There were many ‘failures’ I witnessed during Tempting Failure. Traumata failed to win the battle against her own body whilst repeatedly squatting against the wall, and Parry inevitably failed to give life to her ice head sculpture which slowly melted away to nothing, without trace. Both of these performances, along with Millets Run to Run, embedded failure within the performance. They invited it. Tempted it. In a wider sense, I think Temping Failure provoked me to consider live art as a medium which embraces failure by its very nature. The artists body, which sits firmly in the frame of most live art practice, is a problematic vessel. The body is weak, frail and tires easily. It decays, withers and eventually dies. I find the performance work which tries to challenge the body and its frailties engages me the most. Work which fights failure, or at the very least attempts to.

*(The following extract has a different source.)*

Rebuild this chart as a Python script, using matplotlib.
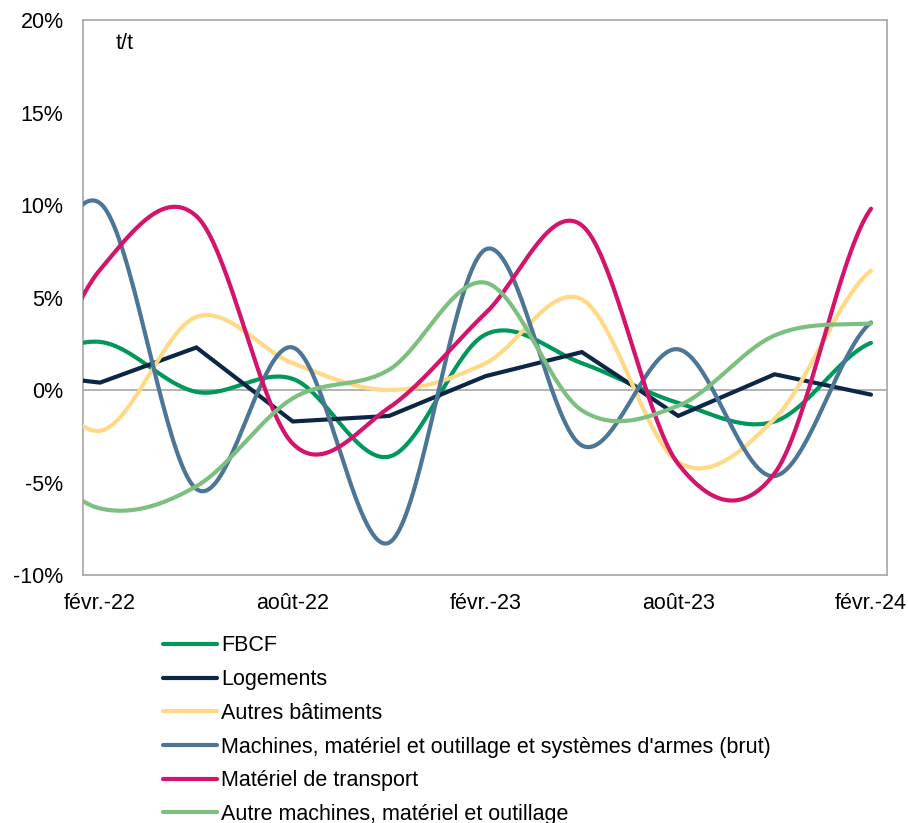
import numpy as np
import matplotlib
matplotlib.use("Agg")
import matplotlib.pyplot as plt

plt.rcParams["font.family"] = ["Liberation Sans", "DejaVu Sans"]

# Quarterly growth rates (t/t, %), from nov.-21 to févr.-24
quarters = ["nov.-21", "févr.-22", "mai-22", "août-22", "nov.-22",
            "févr.-23", "mai-23", "août-23", "nov.-23", "févr.-24"]

fbcf = [1.0, 2.6, -0.1, 0.6, -3.6, 3.0, 1.45, -0.7, -1.7, 2.55]
logements = [1.0, 0.4, 2.3, -1.7, -1.4, 0.75, 2.05, -1.4, 0.85, -0.25]
autres_batiments = [2.5, -2.2, 3.95, 1.45, 0.0, 1.45, 4.9, -3.9, -1.55, 6.45]
machines_brut = [2.5, 10.1, -5.35, 2.3, -8.25, 7.6, -3.0, 2.2, -4.65, 3.65]
transport = [-3.0, 6.5, 9.4, -2.9, -0.95, 4.15, 8.9, -4.0, -4.5, 9.8]
autres_machines = [-2.8, -6.4, -5.2, -0.45, 1.1, 5.8, -1.1, -0.85, 2.95, 3.6]

tick_labels = ["févr.-22", "août-22", "févr.-23", "août-23", "févr.-24"]

series = [
    ("FBCF", fbcf, "#00985A", True),
    ("Logements", logements, "#0C2746", False),
    ("Autres bâtiments", autres_batiments, "#FFD985", True),
    ("Machines, matériel et outillage et systèmes d'armes (brut)", machines_brut, "#4C7596", True),
    ("Matériel de transport", transport, "#D4136A", True),
    ("Autre machines, matériel et outillage", autres_machines, "#7CBF80", True),
]

# x position in months relative to févr.-22
x_months = np.arange(len(quarters)) * 3 - 3


def smooth(x, y, n=40):
    """Catmull-Rom style smoothing through every point."""
    x = np.asarray(x, float)
    y = np.asarray(y, float)
    m = np.empty_like(y)
    m[1:-1] = (y[2:] - y[:-2]) / 2
    m[0] = (y[1] - y[0]) / 2
    m[-1] = (y[-1] - y[-2]) / 2
    xs, ys = [], []
    for i in range(len(y) - 1):
        t = np.linspace(0, 1, n, endpoint=(i == len(y) - 2))
        h00 = 2 * t**3 - 3 * t**2 + 1
        h10 = t**3 - 2 * t**2 + t
        h01 = -2 * t**3 + 3 * t**2
        h11 = t**3 - t**2
        ys.append(h00 * y[i] + h10 * m[i] + h01 * y[i + 1] + h11 * m[i + 1])
        xs.append(x[i] + t * (x[i + 1] - x[i]))
    return np.concatenate(xs), np.concatenate(ys)


FS = 15.5

fig = plt.figure(figsize=(9.08, 8.23), dpi=100)
ax = fig.add_axes([0.0914, 0.3013, 0.8852, 0.6744])

ax.axhline(0, color="#A6A6A6", lw=1.2, zorder=1)

handles = []
for label, vals, color, smoothed in series:
    if smoothed:
        xs, ys = smooth(x_months, vals)
    else:
        xs, ys = x_months, np.asarray(vals, float)
    h, = ax.plot(xs, ys, color=color, lw=3.0, label=label,
                 solid_capstyle="round", solid_joinstyle="miter", zorder=3)
    handles.append(h)

ax.set_xlim(-0.53, 24.49)
ax.set_ylim(-10, 20)
ax.set_yticks(np.arange(-10, 21, 5))
ax.set_yticklabels([f"{v}%" for v in range(-10, 21, 5)])
ax.set_xticks([0, 6, 12, 18, 24])
ax.set_xticklabels(tick_labels)
ax.tick_params(axis="both", length=0, labelsize=FS, colors="black")
ax.tick_params(axis="y", pad=14)
ax.tick_params(axis="x", pad=13)

for sp in ax.spines.values():
    sp.set_color("#A6A6A6")
    sp.set_linewidth(1.2)

ax.text(0.04, 0.957, "t/t", transform=ax.transAxes, fontsize=FS,
        ha="left", va="center")

fig.legend(handles=handles, loc="upper left", bbox_to_anchor=(0.1795, 0.2279),
           frameon=False, fontsize=FS, handlelength=2.5, handletextpad=0.2,
           labelspacing=0.59, borderpad=0, borderaxespad=0)

fig.savefig("out.png", dpi=100)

Tempting Failure gave me access to a vast array of live art, noise and performance work over its marathon nine-hour showcase; works which captivated and challenged, shocked and saddened, traumatised and transfixed me. The Island’s rich architectural history brought a contextual background to the table which affected my understanding and interpretation of all the works I’d witnessed, realising a whole other level of contemplation and complexity. Traumata’s battle against feminine conformity, and Edwards’ invitation to abhorrently abuse her naked form, seemed all the more poignant in this space. I’m not sure if I would have felt the same level of visceral subversion, had I seen these pieces in a pleasantly lit theatre space for example. And I think this is key. The success of the event was in part down to the genius of programming work within the building itself. The Island posed a space in which to continually disgruntle ‘The Establishment’, and I look forward to more deviation from Tempting Failure in 2014!